The outgoing chief executive of the Scottish Federation of Housing Associations been sharply criticised for views given in a newspaper interview.
Jacqui Watt, who is leaving the SFHA to head up a housing trade body in Australia next month, was featured in an article in the Scottish paper The Herald last week.
In it she is quoted as saying ‘there was a need for radical change’ at the SFHA when she took over four and a half years ago.
She talks about the difficult financial situation that was facing the organisation and how she rationalised its three bases into one Glasgow headquarters. This was not a universally popular move, but she credits herself with ‘shifting people’s thinking’ saying: ‘As an organisation, we are leaner, meaner and much tighter.’

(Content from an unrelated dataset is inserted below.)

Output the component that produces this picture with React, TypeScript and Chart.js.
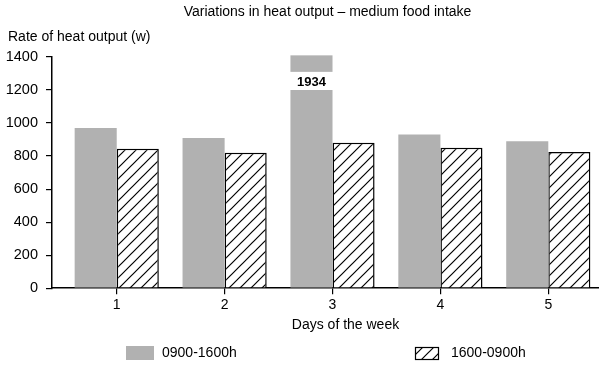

But Bruce Forbes, director of Angus Housing Association, has written to daily email bulletin Scottish Housing News saying he read the interview with ‘incredulity’.
‘Her analysis of her tenure at the helm of the federation is so contradictory and misleading that it cannot be allowed to pass without comment,’ he writes.
‘To claim that her real reward has been to “shift people’s thinking” while presiding over the unprecedented departure of “squeaking” members in what had previously been a reasonably broad church of organisations with genuine shared core values, sounds more contemptuous than an example of leadership qualities.’
He says there has been nearly a ‘100 per cent turnover’ in SFHA staff ‘alienating and losing almost a whole, mostly excellent staff team’.
Mr Forbes also compared Ms Watt’s leadership to her predecessor David Orr, who is now head of the National Housing Federation.
He writes Mr Orr brings ‘influence and expertise’ to his role in England and that ‘most of us can remember how effective a lobbying organisation the SFHA was in David’s time and we will not be convinced by Ms Watts’ attempt to revise history’.
Grant Ager, director of Fairfield Housing Co-operative, has responded in the same bulletin.
He says the SFHA was right to get ‘its internal house in order financially’ but ‘significant opportunities’ had been missed to lobby government to maintain investment in housing. ‘I, along with many other SFHA members, want our trade body to get back to those basic principles,’ he says.
A SFHA spokesperson said: ‘The views expressed by Jacqui Watt in her interview with the Herald reflect the nature of the piece, which focused on her personal experiences in post, with a degree of subjectivity.
‘There was a significant amount of staff turnover during the year 2007/08 when the SFHA went through a restructuring. Levels of turnover have subsequently stabilised.’